Это было в те времена куда большим аттестатом зрелости, чем «аттестат зрелости».
Не зная хорошенько, что такое «история», что такое «пролетариат» и что такое «Франция», мы читали и зачитывались этой книгой.
И она больше говорила нам, чем всё, что было говорено в школе.
Думали ли создатели классицизма, куда пойдёт молодая мысль, жаждущая знанья, страстная, сгорающая от любопытства, — куда она пойдёт, куда она бежит от их классической пустыни.
Нас заставляли учить Цицерона, а мы делались «Катилинами».
Не забавно?
И вот на экзамене истории при переходе из четвёртого в пятый класс ваш покорнейший Катилина вынимает билет:
«Первая французская революция».
Можете себе представить, как я задрожал.
Вот когда я всё расскажу.
Было часа два. Измученный экзаменом, наш «историк» К. лениво протянул руку за моим билетом:
— Ну, что у вас там?
— Великая французская революция!
— Первая французская революция! — небрежно сказал К. — Ну, рассказывайте!

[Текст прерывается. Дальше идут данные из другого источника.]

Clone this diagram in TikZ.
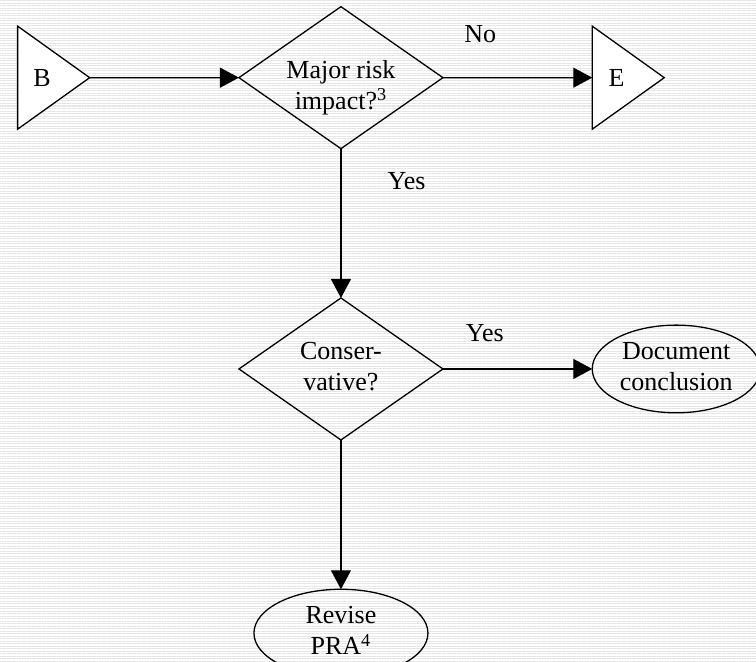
\documentclass[tikz,border=0pt]{standalone}
\usepackage{fontspec}
\setmainfont{Liberation Serif}
\usetikzlibrary{matrix,arrows.meta,shapes.geometric,patterns.meta}

\newcommand{\twolines}[2]{\begin{tabular}{@{}c@{}}#1\\#2\end{tabular}}

\tikzset{
	term/.style={isosceles triangle, isosceles triangle stretches, shape border rotate=0, draw, fill=white, inner sep=0pt, minimum width=51.5pt, minimum height=36pt, anchor=center},
	decision/.style={diamond, aspect=1.42, draw, inner sep=0pt, minimum width=102pt, minimum height=71pt, anchor=center},
	outcome/.style={ellipse, draw, inner sep=0pt, anchor=center},
}

\begin{document}
\begin{tikzpicture}[x=0.5pt, y=-0.5pt, line width=0.65pt, font=\fontsize{13}{15.5}\selectfont, >={Triangle[length=9.5pt,width=10pt]}]
	\fill[pattern={Lines[angle=0,distance=1.25pt,line width=0.5pt]}, pattern color=gray!20] (0,0) rectangle (756,661);
	\useasboundingbox (0,0) rectangle (756,661);
	\matrix (m) [matrix of nodes, column sep=74pt, row sep=74pt, inner sep=0pt, outer sep=0pt, matrix anchor=north west] at (17,6)
	{
		|[term]| B & |[decision]| \raisebox{-5pt}[\height][\depth]{\twolines{Major risk}{impact?\textsuperscript{3}}} & |[term,anchor=west]| E \\
		& |[decision]| \twolines{Conser-}{vative?} & |[outcome,minimum width=84pt,minimum height=39.5pt,anchor=west]| \twolines{Document}{conclusion} \\
		& |[outcome,minimum width=87pt,minimum height=38pt]| \twolines{Revise}{PRA\textsuperscript{4}} & \\
	};
	\path[->]
	(m-1-1)	edge (m-1-2)
	(m-1-2)	edge node[auto,pos=.25,inner sep=17pt]{No} (m-1-3)
			edge node[auto,pos=.22,inner sep=23pt]{Yes} (m-2-2)
	(m-2-2)	edge node[auto,pos=.28,inner sep=13.5pt]{Yes} (m-2-3)
			edge (m-3-2);
\end{tikzpicture}
\end{document}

— Великая французская революция… — с ударением повторил я.
И пошёл!
Даже усталый вконец К. поднял голову:
— Позвольте! Позвольте! Да вы по какому же, собственно, источнику готовились?
— По «Истории пролетариата во Франции», — заносчиво отвечал я.
К. только откинулся на спинку кресла:
— Ого!
Он улыбнулся:
— По Иловайскому надо готовиться. Ну, да ладно. Расскажите-ка лучше про битву у Калки, что вы знаете?
И, глотая слёзы обиды, мне пришлось рассказывать про битву при Калке.
Так К. и не узнал истины про французскую революцию.
А жаль!
Он, к слову сказать, был магистром истории, должен был получить кафедру, но не получил, вследствие «истории»…
Не поручусь, что мы знали, — что Михайлов, автор «Пролетариата», тот же Михайлов, который пишет романы.
Быть может, многие из нас при таком известии исполнились бы величайшего изумления:
— Этого не может быть!
Михайлов-романист, — это была тихая, умилённая молитва труду, помощи ближнему, любви.
В «Пролетариате» для нас гудел набат.
Для нас…
Прочтите, как тиха и спокойна эта книга.
В ней нет ни трубных звуков ни грохота барабанов.
Почему же это слышалось нам тогда?
Время было такое.
Возьмите тлеющий уголёк, опустите его в кислород, — он вспыхнет ярким и сильным пламенем.